I didn't know if it was implemented in emacs and got to working on it and one hour later I produced this emacs lisp script:
(defun command-on-buffer (command)
(interactive "MEnter command: ")
(shell-command-on-region (point-min) (point-max) command (current-buffer)))
(global-set-key "\C-c\C-s" 'command-on-buffer)
I was initially bent on using call-process-region but somehow it gave errors when I was running interpreted python or perl code. I remember the python code giving syntax error at reading stdin. I don't know whether it thought there was no stdin at all or if it was empty. However normal commands like "cat" worked without any problems.
So, I was looking for other programs which used call-process-region and since I was editing a python file (which was what I was testing the elisp function on), I recognized that the python-mode must use something like that for sending the buffer to the python shell.
I grep'd for a while in python-mode files and found out that shell-command-on-region is like call-process-region but it could execute shell commands and looked for its documentation (in emacs itself - it IS the best editor in the world after all).
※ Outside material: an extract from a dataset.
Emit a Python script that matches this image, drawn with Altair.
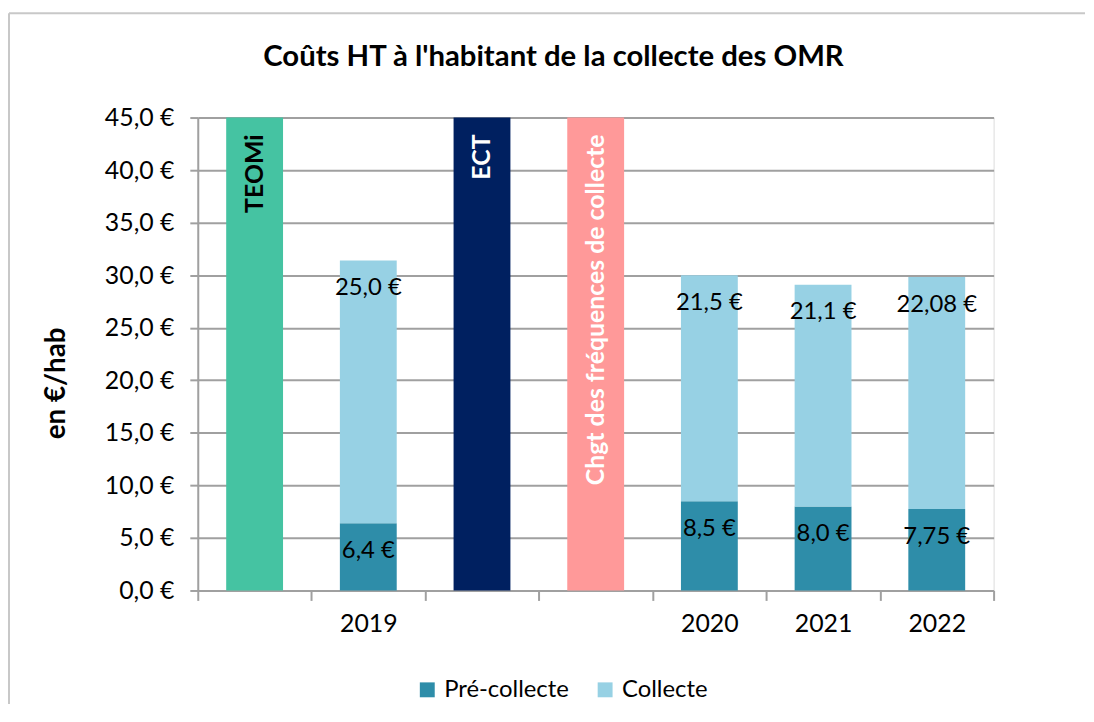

And yes, it did exactly what I wanted - it gave arbitrary text in the buffer to the shell command and could put the output in any buffer I chose. Writing the function then was very simple as you can see.
It doesn't give selected text to the command yet. I do plan to implement that too - but only when I have a real need or inspiration and if I find that emacs indeed doesn't have any functions to do what I want. For that I need a way to see if any text is selected, get the selected text and then ask shell-command-on-region to replace only the selected text. I don't think shell-command-on-region does that and if that is the case, I'll have to put that in a buffer and insert its contents into the selected region.